Task Handled by the Engine Handled by user
Categorical columns "most frequent" imputation Yes
Categorical columns one hot encoding Yes
Numerical columns scaling Yes
Text columns "constant" imputation Yes
Text columns TF-IDF vectorizer Yes
Outliers removal Yes
Cleanup of bad target values Yes
Cleanup of duplicated values Yes
Domain knowledge enabled feature transformations Yes
Cleanup of data leakages Yes

This section shows how to build an application of problem type regression in AI & Analytics Engine using

  • Using the GUI
  • Using API access through SDK

Using the GUI

Creating an app for a dataset can be accomplished in one of two methods. Either create it from the dashboard by clicking on the "+ New App" rectangle, or, from within the project or dataset page, hover the mouse above the '+' icon in the bottom right corner of the screen and then click on the "New App" button:

First method Second method

Once any of these options are selected, the "New App" menu will appear. It requires the user to first assign an app name, the related dataset to the app and the name of the target column for that app.
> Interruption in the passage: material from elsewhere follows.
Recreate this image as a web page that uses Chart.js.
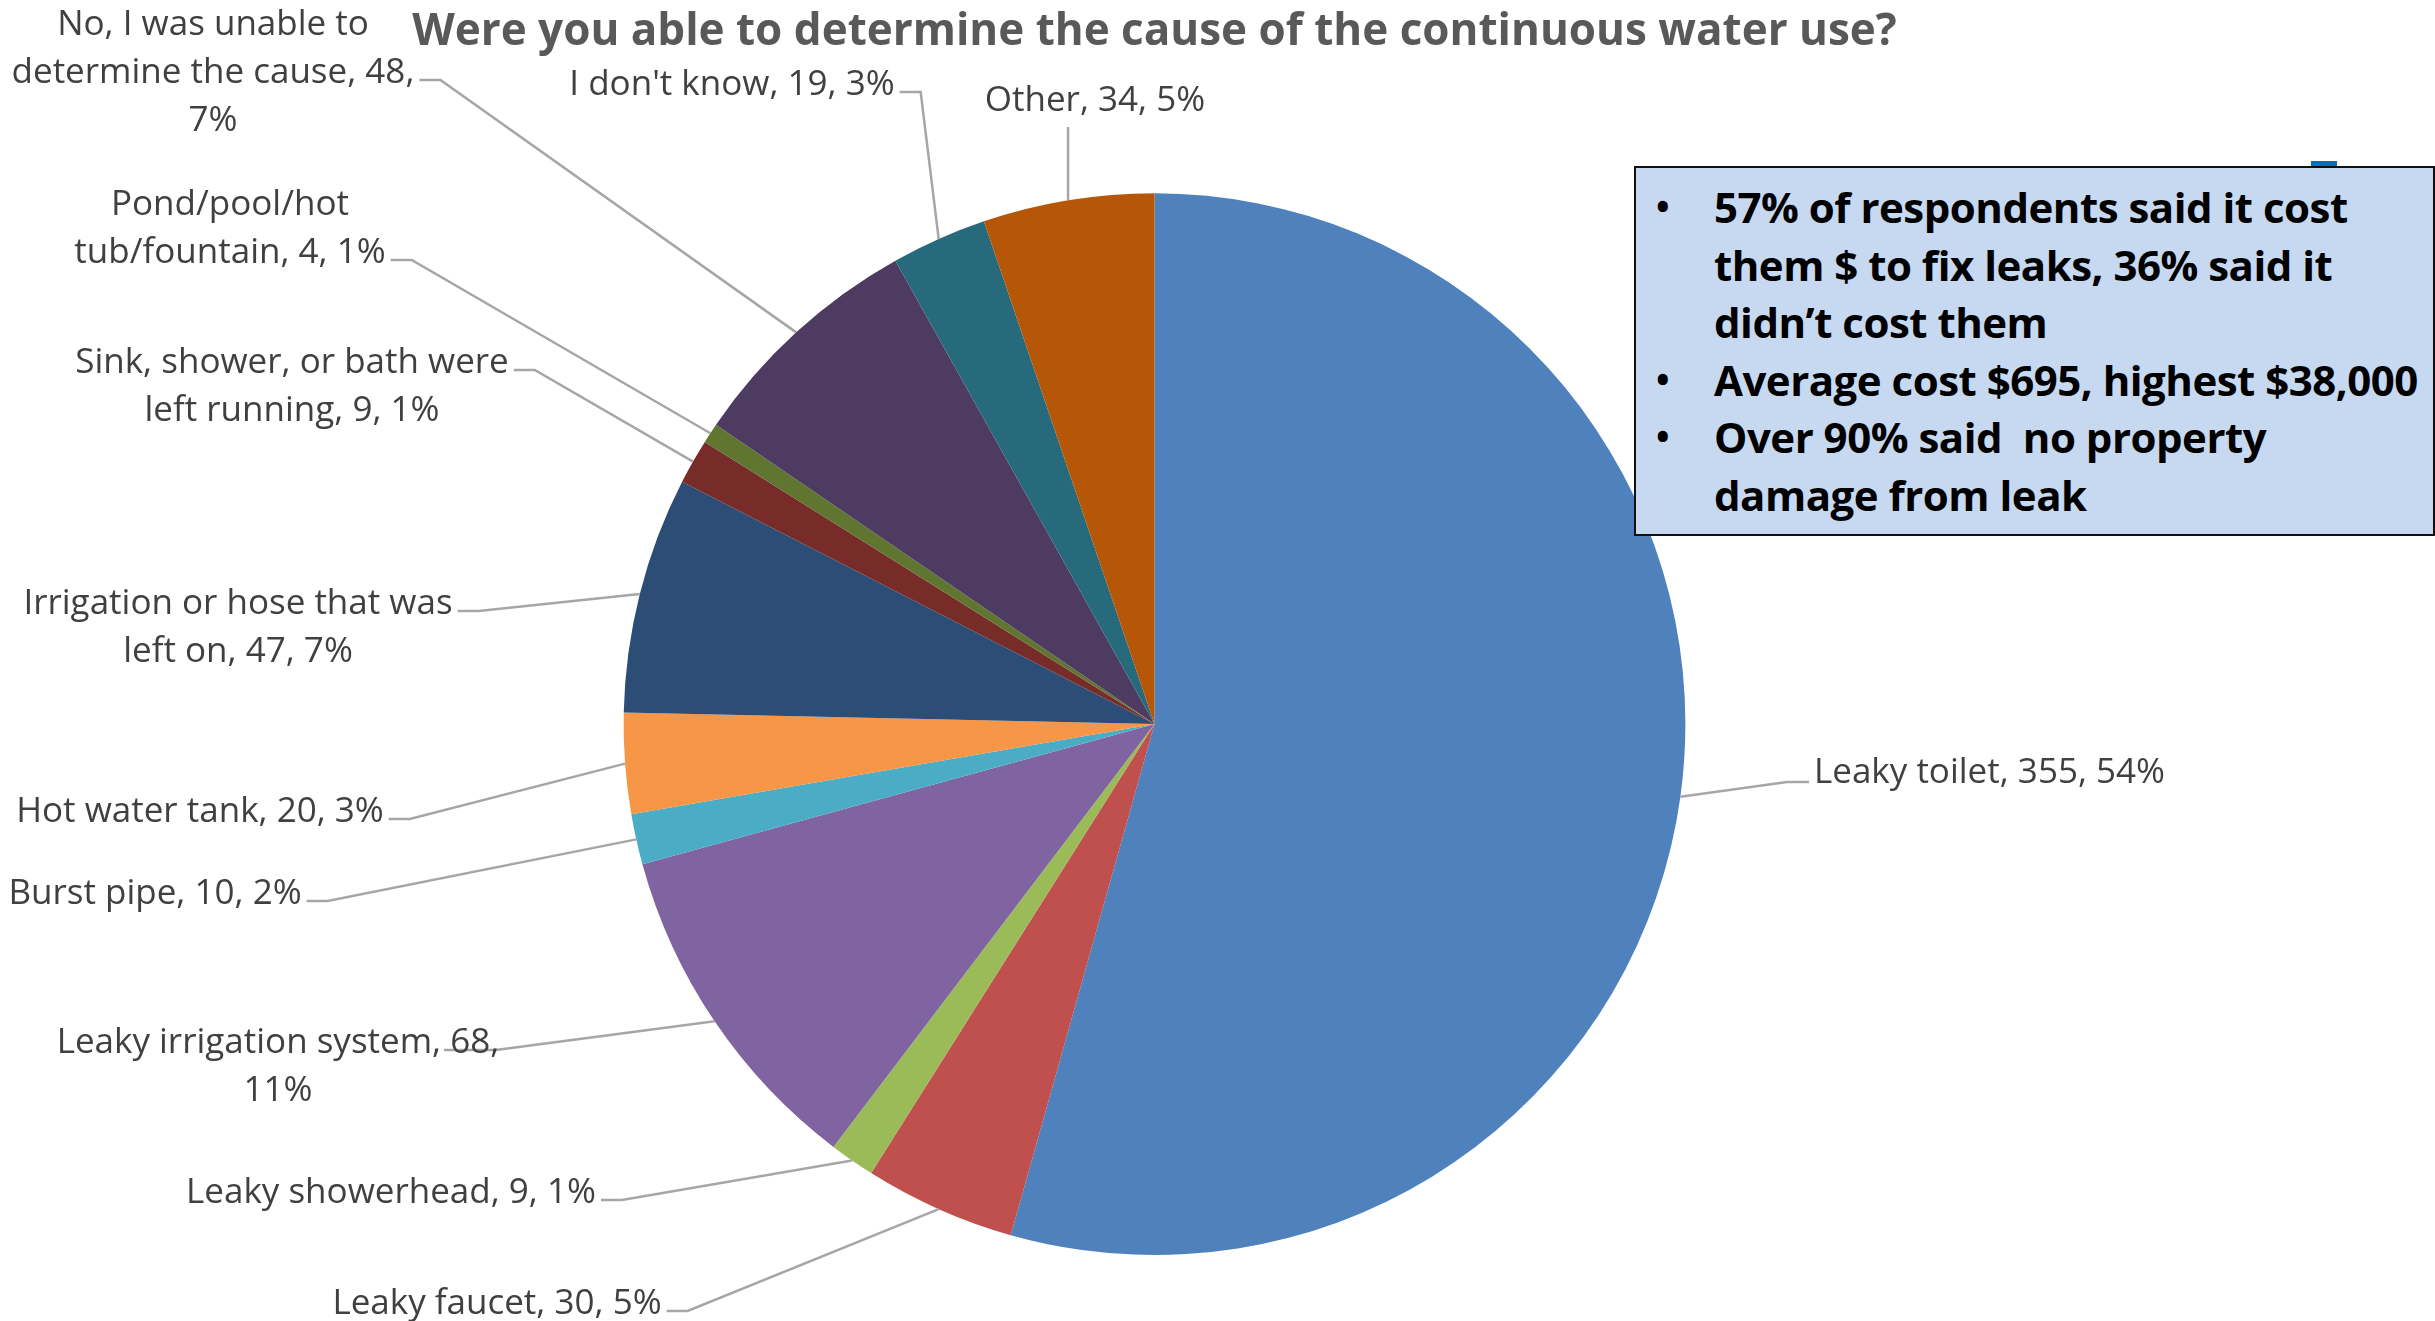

The type of the app (classification/regression) is automatically determined (unlike the API where it's explicitly stated) by the type of the target column.

In the second step, the app can be created with the default configuration, which means an 80/20 train/test split or with an advanced configuration that allows the user to change the train/test split size. In the advanced configuration, a value of 90 represents a 90:10 train/test split.

Step 1 Step 2

Once finished, the app is created and the app ID can be found in the browser's address bar.

Using API access through SDK

To access the API functions, you must first authenticate into the platform by

from aiaengine import api

client = api.Client()

Importing app

Next you need to import app in order to call functions involved in this module.

from aiaengine.api import app

Creating an app for a dataset

Now you can add a new app by specifying the required parameter values as follows.

create_app_response = client.apps.CreateApp(
    app.CreateAppRequest(
        name='App Name',
        description='What is this app about',
        dataset_id='id_of_dataset_app_is_created_for',
        problem_type='regression',
        target_columns=['target_column'],
        extra_columns={},
        training_data_proportion=0.8
    )
)

Similar to the process of building a classification task, you need the name, and description and the dataset id to build an application for regression. Here you also need to specify the problem type -- 'regression' for this task, and a single target column ('target_column'in the above example). For a regression task, you can keep extra_columns (only used in a forecasting task) as an empty dictionary {}. At last, you can set up a ratio of train-test split using training_data_proportion which indicates the proportion of data used for training over the whole dataset.

app_id = create_app_response.id

Once created, an application is assigned with a unique id, which is frequently used in the related functions.